Trans Mountain Pipeline Never Spilled In Jasper: Kinder Morgan Alternative Fact

The company later corrected the employee's false statement.

Kinder Morgan's Trans Mountain pipeline expansion will, when complete, triple the amount of oil that moves through Alberta's Jasper National Park.

Attendees to the project's open house in Jasper on Jan. 26 were told by a Trans Mountain employee that no pipeline leaks or spills had ever happened in the park, the Jasper Fitzhugh reported.

Later, Kinder Morgan Canada's vice president of operations confirmed to the paper that there have actually been six spills in the park since 1954. He explained the employee had made an error.

However, the history of spills on the pipeline is much larger.

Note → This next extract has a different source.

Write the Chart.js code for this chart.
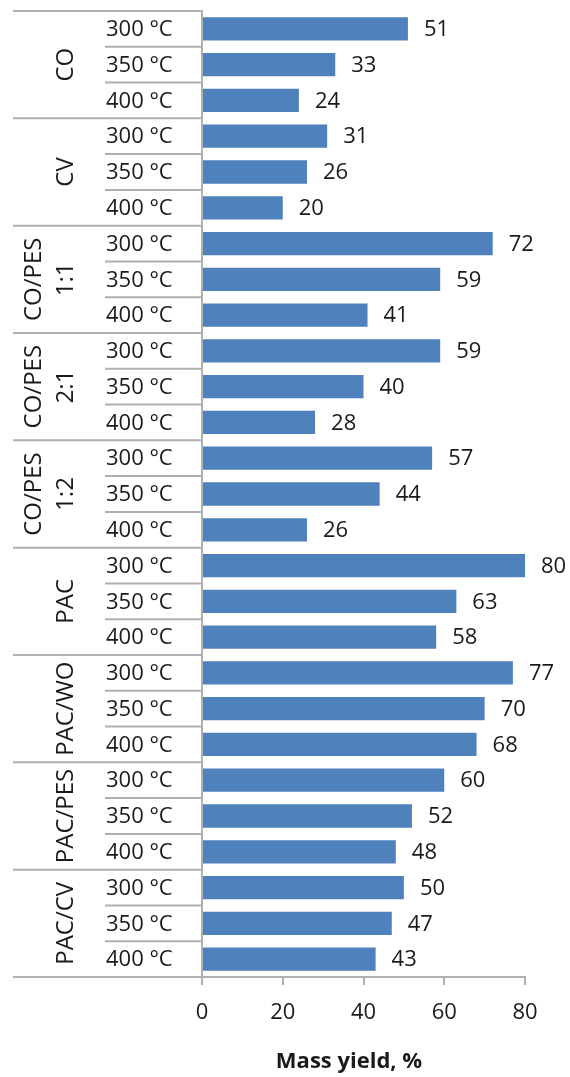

Protesters march against the proposed expansion of Kinder Morgan's Trans Mountain Pipeline in Vancouver on Nov. 19, 2016. (Photo: Chris Helgren/Reuters)

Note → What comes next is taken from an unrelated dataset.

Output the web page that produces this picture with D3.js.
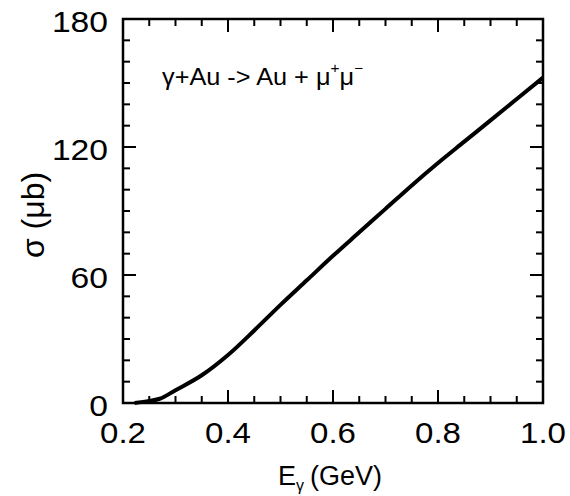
<!DOCTYPE html>
<html>
<head>
<meta charset="utf-8">
<script src="https://cdn.jsdelivr.net/npm/d3@7"></script>
<style>
  body { margin: 0; background: #fff; }
  svg text { font-family: "Liberation Sans", Arial, Helvetica, sans-serif; fill: #000; }
</style>
</head>
<body>
<svg width="570" height="496"></svg>
<script>
// photon energy (GeV) and cross section (microbarn)
var energy = [0.222, 0.25, 0.27, 0.30, 0.35, 0.40, 0.45, 0.50, 0.55, 0.60, 0.65, 0.70, 0.75, 0.80, 0.85, 0.90, 0.95, 1.00];
var sigma  = [0,     1,    2,    6,    13,   22.5, 34,   46,   57.5, 69,   80,   91,   102,  112.5,122.5,132.5,142.5,152.5];

var xTicks = [0.2, 0.4, 0.6, 0.8, 1.0];
var yTicks = [0, 60, 120, 180];

var svg = d3.select('svg');
var m = { left: 123, top: 19, right: 543, bottom: 403 };

var x = d3.scaleLinear().domain([0.2, 1.0]).range([m.left, m.right]);
var y = d3.scaleLinear().domain([0, 180]).range([m.bottom, m.top]);

var xMinor = d3.range(0.2, 1.0001, 0.05);
var yMinor = d3.range(0, 180.001, 10);

var g = svg.append('g');

// ticks, all inward, on the four sides
function isMajorX(v){ return xTicks.some(function(t){ return Math.abs(t - v) < 1e-6; }); }
function isMajorY(v){ return yTicks.some(function(t){ return Math.abs(t - v) < 1e-6; }); }

xMinor.forEach(function(v){
	var len = isMajorX(v) ? 13 : 7;
	g.append('line').attr('x1', x(v)).attr('x2', x(v)).attr('y1', m.bottom).attr('y2', m.bottom - len);
	g.append('line').attr('x1', x(v)).attr('x2', x(v)).attr('y1', m.top).attr('y2', m.top + len);
});
yMinor.forEach(function(v){
	var len = isMajorY(v) ? 13 : 7;
	g.append('line').attr('x1', m.left).attr('x2', m.left + len).attr('y1', y(v)).attr('y2', y(v));
	g.append('line').attr('x1', m.right).attr('x2', m.right - len).attr('y1', y(v)).attr('y2', y(v));
});
g.selectAll('line').attr('stroke', '#000').attr('stroke-width', 2);

// frame
g.append('rect')
	.attr('x', m.left).attr('y', m.top)
	.attr('width', m.right - m.left).attr('height', m.bottom - m.top)
	.attr('fill', 'none').attr('stroke', '#000').attr('stroke-width', 2.5);

// tick labels (the original lettering is a bit wide)
g.selectAll('text.xl').data(xTicks).enter().append('text')
	.attr('class', 'xl')
	.attr('transform', function(d){ return 'translate(' + x(d) + ',443) scale(1.14,1)'; })
	.attr('text-anchor', 'middle')
	.attr('font-size', 29)
	.text(function(d){ return d.toFixed(1); });

g.selectAll('text.yl').data(yTicks).enter().append('text')
	.attr('class', 'yl')
	.attr('transform', function(d){ return 'translate(108,' + (y(d) + 13) + ') scale(1.16,1)'; })
	.attr('text-anchor', 'end')
	.attr('font-size', 29)
	.text(function(d){ return d; });

// curve
var pts = energy.map(function(e, i){ return [e, sigma[i]]; });
g.append('path')
	.datum(pts)
	.attr('fill', 'none')
	.attr('stroke', '#000')
	.attr('stroke-width', 4)
	.attr('stroke-linejoin', 'round')
	.attr('d', d3.line().curve(d3.curveMonotoneX).x(function(d){ return x(d[0]); }).y(function(d){ return y(d[1]); }));

// axis titles
var xt = g.append('text').attr('x', 278).attr('y', 485).attr('font-size', 27);
xt.append('tspan').text('E');
xt.append('tspan').attr('font-size', 16).attr('dy', 6).text('γ');
xt.append('tspan').attr('dy', -6).attr('dx', 6).text('(GeV)');

g.append('text')
	.attr('transform', 'translate(44,215) rotate(-90)')
	.attr('text-anchor', 'middle')
	.attr('font-size', 32)
	.text('σ (μb)');

// reaction label
var rt = g.append('text').attr('transform', 'translate(162,85) scale(1.1,1)').attr('font-size', 23);
rt.append('tspan').text('γ+Au -> Au + μ');
rt.append('tspan').attr('font-size', 14).attr('dy', -12).text('+');
rt.append('tspan').attr('dy', 12).text('μ');
rt.append('tspan').attr('font-size', 14).attr('dy', -12).text('−');
</script>
</body>
</html>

Since 1961, the company has reported 82 spills or leaks to the federal government along the Trans Mountain pipeline route. While contaminated water or condensate made up a few of those spills, the majority were crude oil. One in three spills occurred along the length of the pipeline, while the others happened at pump stations and terminals.

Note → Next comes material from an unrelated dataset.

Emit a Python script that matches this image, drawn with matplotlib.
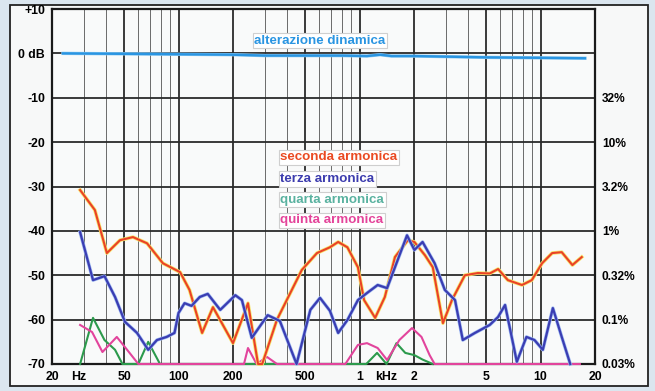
import matplotlib
matplotlib.use("Agg")
import matplotlib.pyplot as plt
import matplotlib.patheffects as pe
from matplotlib.patches import Rectangle
import numpy as np

plt.rcParams['font.family'] = ['Liberation Sans', 'DejaVu Sans']

# ---- data ----
dinamica_f = [23, 50, 100, 200, 300, 500, 800, 1100, 1300, 1500, 2000, 5000, 10000, 17600]
dinamica_db = [0.0, -0.1, -0.2, -0.3, -0.5, -0.5, -0.5, -0.6, -0.3, -0.6, -0.6, -0.9, -1.0, -1.1]

seconda_f = [28.6, 34.5, 40.2, 47.5, 56, 67, 82, 102, 115, 135, 155, 200, 242, 275, 290,
             350, 480, 582, 686, 762, 857, 980, 1060, 1220, 1380, 1570, 1850, 2010, 2300,
             2540, 2890, 3240, 3820, 4510, 5240, 5830, 6600, 7900, 8950, 10200, 11600,
             13100, 15000, 16900]
seconda_db = [-30.8, -35.3, -45.0, -42.1, -41.4, -42.8, -47.3, -49.3, -53.3, -63.0, -57.2,
              -65.3, -56.3, -70.0, -70.0, -60.0, -48.8, -45.0, -43.7, -42.5, -43.7, -48.2,
              -55.6, -59.6, -54.9, -45.9, -42.1, -42.5, -45.5, -48.2, -60.8, -55.6, -50.0,
              -49.5, -49.6, -48.6, -51.1, -52.2, -51.1, -47.3, -45.0, -44.8, -47.7, -45.9]

terza_f = [28.6, 33.7, 39, 44.6, 50.6, 59, 68, 76, 86, 95, 100, 108, 118, 131, 145, 170, 206,
           224, 254, 311, 363, 449, 535, 605, 686, 762, 857, 980, 1100, 1260, 1420,
           1600, 1830, 2010, 2230, 2600, 2960, 3370, 3720, 4340, 5240, 5830, 6370, 7400,
           8360, 9260, 10300, 11700, 13100, 14600]
terza_db = [-40.3, -51.1, -50.2, -54.9, -60.5, -63.0, -66.8, -64.6, -63.9, -63.0, -58.5,
            -56.3, -56.9, -54.9, -54.2, -57.8, -54.5, -55.6, -64.1, -59.0, -60.3, -70.0,
            -57.8, -55.1, -58.0, -63.0, -60.1, -55.6, -54.0, -52.2, -52.9, -47.3, -41.0,
            -44.3, -42.5, -47.3, -53.3, -55.6, -64.6, -63.0, -61.2, -59.4, -56.7, -69.5,
            -63.9, -64.6, -66.8, -57.4, -63.9, -70.0]

quarta_f = [28.6, 33.7, 39, 44.6, 49, 60, 68, 79, 850, 1090, 1250, 1410, 1600, 1790,
            2010, 2230, 2540]
quarta_db = [-70.0, -59.6, -64.6, -66.8, -70.0, -70.0, -65.0, -70.0, -70.0, -70.0, -67.5,
             -70.0, -65.3, -67.5, -68.0, -69.0, -70.0]

quinta_f = [28.6, 33.3, 38, 45.6, 52, 60, 230, 242, 270, 308, 350, 835, 980, 1100, 1260,
            1420, 1660, 1950, 2200, 2440, 2600, 16500]
quinta_db = [-61.2, -62.8, -67.3, -63.9, -66.8, -70.0, -70.0, -66.4, -70.0, -68.4, -70.0,
             -70.0, -65.7, -65.3, -66.4, -69.1, -64.6, -61.9, -63.9, -68.0, -70.0, -70.0]

y_left_ticks = [10, 0, -10, -20, -30, -40, -50, -60, -70]
y_left_labels = ['+10', '0 dB', '-10', '-20', '-30', '-40', '-50', '-60', '-70']
y_right_ticks = [-10, -20, -30, -40, -50, -60, -70]
y_right_labels = ['32%', '10%', '3.2%', '1%', '0.32%', '0.1%', '0.03%']
x_ticks = [20, 28, 50, 100, 200, 500, 1000, 1400, 2000, 5000, 10000, 20000]
x_labels = ['20', 'Hz', '50', '100', '200', '500', '1', 'kHz', '2', '5', '10', '20']

# ---- figure ----
fig = plt.figure(figsize=(6.55, 3.91), dpi=100)
fig.patch.set_facecolor('#dbe6ef')
frame = Rectangle((10/655, 1-386/391), 638/655, 381/391, transform=fig.transFigure,
                  facecolor='#f7f8f8', edgecolor='#222222', linewidth=1.3, zorder=-10)
fig.add_artist(frame)

ax = fig.add_axes([52/655, 1-364/391, 543/655, 355/391], zorder=5)
ax.set_facecolor('#f9fafa')
ax.set_xscale('log')
ax.set_xlim(20, 20000)
ax.set_ylim(-70, 10)

# grid
major = [20, 50, 100, 200, 500, 1000, 2000, 5000, 10000, 20000]
minor = []
for dec in [10, 100, 1000, 10000]:
    for m in range(2, 10):
        v = dec * m
        if 20 < v < 20000 and v not in major:
            minor.append(v)
for v in minor:
    ax.axvline(v, color='#6a6a6a', lw=0.7, zorder=1)
for v in major:
    ax.axvline(v, color='#2a2a2a', lw=1.3, zorder=1)
for v in range(-60, 10, 10):
    ax.axhline(v, color='#2a2a2a', lw=1.3, zorder=1)

for s in ax.spines.values():
    s.set_color('#1a1a1a')
    s.set_linewidth(1.6)

ax.set_yticks(y_left_ticks)
ax.set_yticklabels(y_left_labels, fontsize=8.8, fontweight='bold')
ax.set_xticks(x_ticks)
ax.set_xticklabels(x_labels, fontsize=8.8, fontweight='bold')
ax.xaxis.set_minor_locator(matplotlib.ticker.NullLocator())
ax.tick_params(axis='both', length=0, pad=5)

ax2 = ax.twinx()
ax2.set_zorder(6)
ax2.patch.set_visible(False)
ax2.set_ylim(-70, 10)
ax2.set_yticks(y_right_ticks)
ax2.set_yticklabels(y_right_labels, fontsize=8.6, fontweight='bold')
ax2.tick_params(axis='y', length=0, pad=5)
for s in ax2.spines.values():
    s.set_visible(False)

# curves
ax.plot(dinamica_f, dinamica_db, color='#2a95e2', lw=1.7, zorder=5,
        path_effects=[pe.Stroke(linewidth=2.4, foreground='#92ccf2'), pe.Normal()])
ax.plot(quarta_f, quarta_db, color='#2c9a4c', lw=1.5, zorder=4, clip_on=False,
        solid_joinstyle='round')
ax.plot(quinta_f, quinta_db, color='#e2449c', lw=1.5, zorder=4.5, clip_on=False,
        solid_joinstyle='round')
ax.plot(seconda_f, seconda_db, color='#ea4127', lw=1.5, zorder=5, clip_on=False,
        solid_joinstyle='round',
        path_effects=[pe.Stroke(linewidth=2.6, foreground='#f7e46a'), pe.Normal()])
ax.plot(terza_f, terza_db, color='#3b3db2', lw=1.6, zorder=6, clip_on=False,
        solid_joinstyle='round',
        path_effects=[pe.Stroke(linewidth=2.5, foreground='#9cb8f2'), pe.Normal()])

box = dict(boxstyle='square,pad=0.12', facecolor='white', edgecolor='#cfcfcf', linewidth=0.8)
fs = 9.6
ax.text(262, 2.9, 'alterazione dinamica', color='#2a95e2', fontsize=fs, fontweight='bold',
        va='center', ha='left', bbox=box, zorder=7)
ax.text(365, -23.4, 'seconda armonica', color='#ea4a22', fontsize=fs, fontweight='bold',
        va='center', ha='left', bbox=box, zorder=7)
ax.text(365, -28.3, 'terza armonica', color='#3c3cae', fontsize=fs, fontweight='bold',
        va='center', ha='left', bbox=box, zorder=7)
ax.text(365, -33.0, 'quarta armonica', color='#5ab2a0', fontsize=fs, fontweight='bold',
        va='center', ha='left', bbox=box, zorder=7)
ax.text(365, -37.6, 'quinta armonica', color='#e4449a', fontsize=fs, fontweight='bold',
        va='center', ha='left', bbox=box, zorder=7)

fig.savefig('out.png', dpi=100, facecolor=fig.get_facecolor())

The company's second largest spill happened just outside the national park in 1966, when 6,981 barrels of crude (1.1 million litres) leaked.

In 1973, 786 barrels (125,000 litres) of crude oil spilled into the park for over 12 hours until the leak was spotted by a Canadian National Railway employee, according to a report on the history of the pipeline commissioned by the City of Vancouver.

An elk crosses the Yellowhead Highway, a route roughly followed by Kinder Morgan's Trans Mountain pipeline in Jasper National Park, on Nov. 14, 2016. (Photo: Chris Helgren/Reuters)

Out of the 11,000 sq.-km. of wilderness that makes up Jasper National Park, 97 per cent is protected. The park is part of a UNESCO World Heritage Site, and is also home to four National Historic Sites, and dozens of at-risk species.

The Trans Mountain employee's claim isn't the first time supporters of the pipeline have tried to downplay its history of spills.

In May of last year, Calgary professor Duane Bratt wrote an opinion piece for CBC News, in which he claimed there had never been a spill or leak along the pipeline's route. The media corporation later issued a correction.

B.C. non-profit Conversations for Responsible Economic Development (CRED) assessed the risks of the pipeline's expansion in 2016. It noted that "some spillage is inevitable" with pipelines, but that Kinder Morgan has accrued a "significant number of spills, largely the result of human error." The group questioned whether the benefits of the pipeline offset the risks.

The pipeline's expansion is projected to cost $6.8 billion, and the company says it will create 37,000 direct and indirect jobs.

Kinder Morgan will begin construction on the pipeline in September.